**Data shown:**

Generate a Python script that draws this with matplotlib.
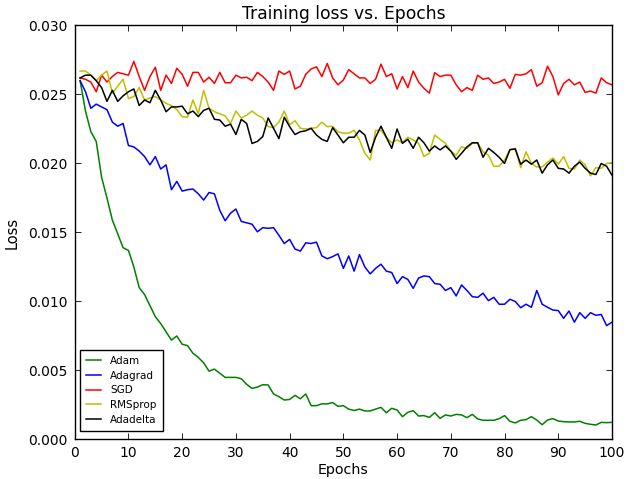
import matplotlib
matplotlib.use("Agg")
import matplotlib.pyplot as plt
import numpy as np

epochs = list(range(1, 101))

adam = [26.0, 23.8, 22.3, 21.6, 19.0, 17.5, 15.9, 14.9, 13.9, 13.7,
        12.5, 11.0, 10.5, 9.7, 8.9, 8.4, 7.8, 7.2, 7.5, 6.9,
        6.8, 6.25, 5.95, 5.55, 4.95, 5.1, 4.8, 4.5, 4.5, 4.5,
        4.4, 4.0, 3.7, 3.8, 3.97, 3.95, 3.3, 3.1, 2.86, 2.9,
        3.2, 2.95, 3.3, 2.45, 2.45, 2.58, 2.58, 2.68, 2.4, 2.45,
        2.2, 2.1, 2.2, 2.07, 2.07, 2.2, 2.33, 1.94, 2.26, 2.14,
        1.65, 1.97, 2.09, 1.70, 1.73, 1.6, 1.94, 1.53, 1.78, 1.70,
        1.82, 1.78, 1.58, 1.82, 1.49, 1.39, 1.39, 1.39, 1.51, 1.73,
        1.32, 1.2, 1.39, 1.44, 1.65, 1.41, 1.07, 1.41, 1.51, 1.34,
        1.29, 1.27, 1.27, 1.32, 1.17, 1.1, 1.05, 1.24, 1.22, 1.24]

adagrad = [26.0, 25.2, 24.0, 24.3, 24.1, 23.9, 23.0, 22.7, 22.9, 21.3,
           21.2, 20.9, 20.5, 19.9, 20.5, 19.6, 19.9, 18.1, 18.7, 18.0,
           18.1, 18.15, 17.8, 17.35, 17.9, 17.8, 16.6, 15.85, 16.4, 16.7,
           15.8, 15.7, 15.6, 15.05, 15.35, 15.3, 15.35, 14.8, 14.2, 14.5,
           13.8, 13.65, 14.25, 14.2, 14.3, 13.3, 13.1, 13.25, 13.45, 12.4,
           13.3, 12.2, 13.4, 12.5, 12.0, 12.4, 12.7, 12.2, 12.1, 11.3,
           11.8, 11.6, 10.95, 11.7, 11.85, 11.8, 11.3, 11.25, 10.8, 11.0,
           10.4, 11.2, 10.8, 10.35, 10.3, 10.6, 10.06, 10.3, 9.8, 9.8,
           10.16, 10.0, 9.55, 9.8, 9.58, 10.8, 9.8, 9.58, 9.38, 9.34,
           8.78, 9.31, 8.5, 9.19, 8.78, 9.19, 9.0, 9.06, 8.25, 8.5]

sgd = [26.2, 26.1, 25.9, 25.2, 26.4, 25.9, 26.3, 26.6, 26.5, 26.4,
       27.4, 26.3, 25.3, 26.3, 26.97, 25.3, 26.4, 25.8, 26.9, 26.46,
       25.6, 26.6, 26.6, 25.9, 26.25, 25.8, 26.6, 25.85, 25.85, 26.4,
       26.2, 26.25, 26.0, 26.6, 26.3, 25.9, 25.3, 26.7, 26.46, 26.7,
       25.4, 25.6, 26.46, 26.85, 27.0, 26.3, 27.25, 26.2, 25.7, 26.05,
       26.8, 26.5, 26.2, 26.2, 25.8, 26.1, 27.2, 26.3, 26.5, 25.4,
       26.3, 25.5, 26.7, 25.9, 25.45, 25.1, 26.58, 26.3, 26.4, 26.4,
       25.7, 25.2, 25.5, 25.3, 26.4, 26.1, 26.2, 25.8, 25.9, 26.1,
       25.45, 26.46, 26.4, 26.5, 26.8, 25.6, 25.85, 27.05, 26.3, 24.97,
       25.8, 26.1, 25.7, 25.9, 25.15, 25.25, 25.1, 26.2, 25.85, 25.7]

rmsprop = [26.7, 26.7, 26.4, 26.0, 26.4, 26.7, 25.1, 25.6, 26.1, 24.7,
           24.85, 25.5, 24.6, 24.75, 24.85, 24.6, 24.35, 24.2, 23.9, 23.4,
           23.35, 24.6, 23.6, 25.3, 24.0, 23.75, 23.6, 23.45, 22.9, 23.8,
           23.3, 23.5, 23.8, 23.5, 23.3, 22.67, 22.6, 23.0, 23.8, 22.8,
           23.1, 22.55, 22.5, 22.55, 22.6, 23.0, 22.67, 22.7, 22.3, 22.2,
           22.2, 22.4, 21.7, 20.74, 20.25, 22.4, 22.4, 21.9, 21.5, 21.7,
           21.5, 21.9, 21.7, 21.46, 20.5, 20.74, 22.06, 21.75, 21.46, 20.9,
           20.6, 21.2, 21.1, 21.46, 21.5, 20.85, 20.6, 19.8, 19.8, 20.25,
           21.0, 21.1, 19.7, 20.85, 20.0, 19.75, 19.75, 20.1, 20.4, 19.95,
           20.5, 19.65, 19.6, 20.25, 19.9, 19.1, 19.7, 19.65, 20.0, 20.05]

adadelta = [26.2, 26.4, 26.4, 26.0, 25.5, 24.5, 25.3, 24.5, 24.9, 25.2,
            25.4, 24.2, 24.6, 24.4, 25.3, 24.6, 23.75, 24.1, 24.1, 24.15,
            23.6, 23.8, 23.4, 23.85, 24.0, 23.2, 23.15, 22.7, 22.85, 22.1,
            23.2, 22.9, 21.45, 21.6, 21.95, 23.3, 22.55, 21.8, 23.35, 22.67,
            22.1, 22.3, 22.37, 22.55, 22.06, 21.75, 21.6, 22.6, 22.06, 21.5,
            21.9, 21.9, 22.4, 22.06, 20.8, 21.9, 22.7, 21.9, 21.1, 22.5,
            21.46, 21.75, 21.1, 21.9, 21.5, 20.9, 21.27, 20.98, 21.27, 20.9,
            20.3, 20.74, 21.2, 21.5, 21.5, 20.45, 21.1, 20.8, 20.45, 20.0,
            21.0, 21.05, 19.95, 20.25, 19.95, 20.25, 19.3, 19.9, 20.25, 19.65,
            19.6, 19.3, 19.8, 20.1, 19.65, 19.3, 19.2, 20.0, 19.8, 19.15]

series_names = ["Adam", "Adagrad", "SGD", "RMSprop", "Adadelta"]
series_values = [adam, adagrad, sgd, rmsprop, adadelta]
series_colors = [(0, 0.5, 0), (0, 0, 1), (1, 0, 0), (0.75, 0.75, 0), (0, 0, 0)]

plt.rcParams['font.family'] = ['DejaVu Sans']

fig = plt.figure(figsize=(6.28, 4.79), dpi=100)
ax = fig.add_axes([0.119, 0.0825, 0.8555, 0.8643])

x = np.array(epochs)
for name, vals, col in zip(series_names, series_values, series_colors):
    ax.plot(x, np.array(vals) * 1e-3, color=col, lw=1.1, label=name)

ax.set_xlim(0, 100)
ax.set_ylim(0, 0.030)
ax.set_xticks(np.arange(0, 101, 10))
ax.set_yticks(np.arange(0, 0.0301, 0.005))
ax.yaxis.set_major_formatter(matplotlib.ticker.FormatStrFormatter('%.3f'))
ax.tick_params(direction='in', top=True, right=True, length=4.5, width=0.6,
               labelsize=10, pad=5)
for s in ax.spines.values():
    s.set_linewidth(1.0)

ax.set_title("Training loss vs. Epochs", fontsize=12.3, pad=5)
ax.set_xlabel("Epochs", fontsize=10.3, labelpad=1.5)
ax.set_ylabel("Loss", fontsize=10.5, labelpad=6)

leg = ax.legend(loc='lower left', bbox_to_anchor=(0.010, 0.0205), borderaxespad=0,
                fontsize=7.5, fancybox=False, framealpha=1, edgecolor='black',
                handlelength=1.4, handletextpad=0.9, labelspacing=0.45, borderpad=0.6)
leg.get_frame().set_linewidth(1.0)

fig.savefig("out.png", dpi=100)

**Given instruction:**
Your task is to repeat the data above exactly while excluding the pictures.

**Complete response:**
Generate a Python script that draws this with matplotlib.
import matplotlib
matplotlib.use("Agg")
import matplotlib.pyplot as plt
import numpy as np

epochs = list(range(1, 101))

adam = [26.0, 23.8, 22.3, 21.6, 19.0, 17.5, 15.9, 14.9, 13.9, 13.7,
        12.5, 11.0, 10.5, 9.7, 8.9, 8.4, 7.8, 7.2, 7.5, 6.9,
        6.8, 6.25, 5.95, 5.55, 4.95, 5.1, 4.8, 4.5, 4.5, 4.5,
        4.4, 4.0, 3.7, 3.8, 3.97, 3.95, 3.3, 3.1, 2.86, 2.9,
        3.2, 2.95, 3.3, 2.45, 2.45, 2.58, 2.58, 2.68, 2.4, 2.45,
        2.2, 2.1, 2.2, 2.07, 2.07, 2.2, 2.33, 1.94, 2.26, 2.14,
        1.65, 1.97, 2.09, 1.70, 1.73, 1.6, 1.94, 1.53, 1.78, 1.70,
        1.82, 1.78, 1.58, 1.82, 1.49, 1.39, 1.39, 1.39, 1.51, 1.73,
        1.32, 1.2, 1.39, 1.44, 1.65, 1.41, 1.07, 1.41, 1.51, 1.34,
        1.29, 1.27, 1.27, 1.32, 1.17, 1.1, 1.05, 1.24, 1.22, 1.24]

adagrad = [26.0, 25.2, 24.0, 24.3, 24.1, 23.9, 23.0, 22.7, 22.9, 21.3,
           21.2, 20.9, 20.5, 19.9, 20.5, 19.6, 19.9, 18.1, 18.7, 18.0,
           18.1, 18.15, 17.8, 17.35, 17.9, 17.8, 16.6, 15.85, 16.4, 16.7,
           15.8, 15.7, 15.6, 15.05, 15.35, 15.3, 15.35, 14.8, 14.2, 14.5,
           13.8, 13.65, 14.25, 14.2, 14.3, 13.3, 13.1, 13.25, 13.45, 12.4,
           13.3, 12.2, 13.4, 12.5, 12.0, 12.4, 12.7, 12.2, 12.1, 11.3,
           11.8, 11.6, 10.95, 11.7, 11.85, 11.8, 11.3, 11.25, 10.8, 11.0,
           10.4, 11.2, 10.8, 10.35, 10.3, 10.6, 10.06, 10.3, 9.8, 9.8,
           10.16, 10.0, 9.55, 9.8, 9.58, 10.8, 9.8, 9.58, 9.38, 9.34,
           8.78, 9.31, 8.5, 9.19, 8.78, 9.19, 9.0, 9.06, 8.25, 8.5]

sgd = [26.2, 26.1, 25.9, 25.2, 26.4, 25.9, 26.3, 26.6, 26.5, 26.4,
       27.4, 26.3, 25.3, 26.3, 26.97, 25.3, 26.4, 25.8, 26.9, 26.46,
       25.6, 26.6, 26.6, 25.9, 26.25, 25.8, 26.6, 25.85, 25.85, 26.4,
       26.2, 26.25, 26.0, 26.6, 26.3, 25.9, 25.3, 26.7, 26.46, 26.7,
       25.4, 25.6, 26.46, 26.85, 27.0, 26.3, 27.25, 26.2, 25.7, 26.05,
       26.8, 26.5, 26.2, 26.2, 25.8, 26.1, 27.2, 26.3, 26.5, 25.4,
       26.3, 25.5, 26.7, 25.9, 25.45, 25.1, 26.58, 26.3, 26.4, 26.4,
       25.7, 25.2, 25.5, 25.3, 26.4, 26.1, 26.2, 25.8, 25.9, 26.1,
       25.45, 26.46, 26.4, 26.5, 26.8, 25.6, 25.85, 27.05, 26.3, 24.97,
       25.8, 26.1, 25.7, 25.9, 25.15, 25.25, 25.1, 26.2, 25.85, 25.7]

rmsprop = [26.7, 26.7, 26.4, 26.0, 26.4, 26.7, 25.1, 25.6, 26.1, 24.7,
           24.85, 25.5, 24.6, 24.75, 24.85, 24.6, 24.35, 24.2, 23.9, 23.4,
           23.35, 24.6, 23.6, 25.3, 24.0, 23.75, 23.6, 23.45, 22.9, 23.8,
           23.3, 23.5, 23.8, 23.5, 23.3, 22.67, 22.6, 23.0, 23.8, 22.8,
           23.1, 22.55, 22.5, 22.55, 22.6, 23.0, 22.67, 22.7, 22.3, 22.2,
           22.2, 22.4, 21.7, 20.74, 20.25, 22.4, 22.4, 21.9, 21.5, 21.7,
           21.5, 21.9, 21.7, 21.46, 20.5, 20.74, 22.06, 21.75, 21.46, 20.9,
           20.6, 21.2, 21.1, 21.46, 21.5, 20.85, 20.6, 19.8, 19.8, 20.25,
           21.0, 21.1, 19.7, 20.85, 20.0, 19.75, 19.75, 20.1, 20.4, 19.95,
           20.5, 19.65, 19.6, 20.25, 19.9, 19.1, 19.7, 19.65, 20.0, 20.05]

adadelta = [26.2, 26.4, 26.4, 26.0, 25.5, 24.5, 25.3, 24.5, 24.9, 25.2,
            25.4, 24.2, 24.6, 24.4, 25.3, 24.6, 23.75, 24.1, 24.1, 24.15,
            23.6, 23.8, 23.4, 23.85, 24.0, 23.2, 23.15, 22.7, 22.85, 22.1,
            23.2, 22.9, 21.45, 21.6, 21.95, 23.3, 22.55, 21.8, 23.35, 22.67,
            22.1, 22.3, 22.37, 22.55, 22.06, 21.75, 21.6, 22.6, 22.06, 21.5,
            21.9, 21.9, 22.4, 22.06, 20.8, 21.9, 22.7, 21.9, 21.1, 22.5,
            21.46, 21.75, 21.1, 21.9, 21.5, 20.9, 21.27, 20.98, 21.27, 20.9,
            20.3, 20.74, 21.2, 21.5, 21.5, 20.45, 21.1, 20.8, 20.45, 20.0,
            21.0, 21.05, 19.95, 20.25, 19.95, 20.25, 19.3, 19.9, 20.25, 19.65,
            19.6, 19.3, 19.8, 20.1, 19.65, 19.3, 19.2, 20.0, 19.8, 19.15]

series_names = ["Adam", "Adagrad", "SGD", "RMSprop", "Adadelta"]
series_values = [adam, adagrad, sgd, rmsprop, adadelta]
series_colors = [(0, 0.5, 0), (0, 0, 1), (1, 0, 0), (0.75, 0.75, 0), (0, 0, 0)]

plt.rcParams['font.family'] = ['DejaVu Sans']

fig = plt.figure(figsize=(6.28, 4.79), dpi=100)
ax = fig.add_axes([0.119, 0.0825, 0.8555, 0.8643])

x = np.array(epochs)
for name, vals, col in zip(series_names, series_values, series_colors):
    ax.plot(x, np.array(vals) * 1e-3, color=col, lw=1.1, label=name)

ax.set_xlim(0, 100)
ax.set_ylim(0, 0.030)
ax.set_xticks(np.arange(0, 101, 10))
ax.set_yticks(np.arange(0, 0.0301, 0.005))
ax.yaxis.set_major_formatter(matplotlib.ticker.FormatStrFormatter('%.3f'))
ax.tick_params(direction='in', top=True, right=True, length=4.5, width=0.6,
               labelsize=10, pad=5)
for s in ax.spines.values():
    s.set_linewidth(1.0)

ax.set_title("Training loss vs. Epochs", fontsize=12.3, pad=5)
ax.set_xlabel("Epochs", fontsize=10.3, labelpad=1.5)
ax.set_ylabel("Loss", fontsize=10.5, labelpad=6)

leg = ax.legend(loc='lower left', bbox_to_anchor=(0.010, 0.0205), borderaxespad=0,
                fontsize=7.5, fancybox=False, framealpha=1, edgecolor='black',
                handlelength=1.4, handletextpad=0.9, labelspacing=0.45, borderpad=0.6)
leg.get_frame().set_linewidth(1.0)

fig.savefig("out.png", dpi=100)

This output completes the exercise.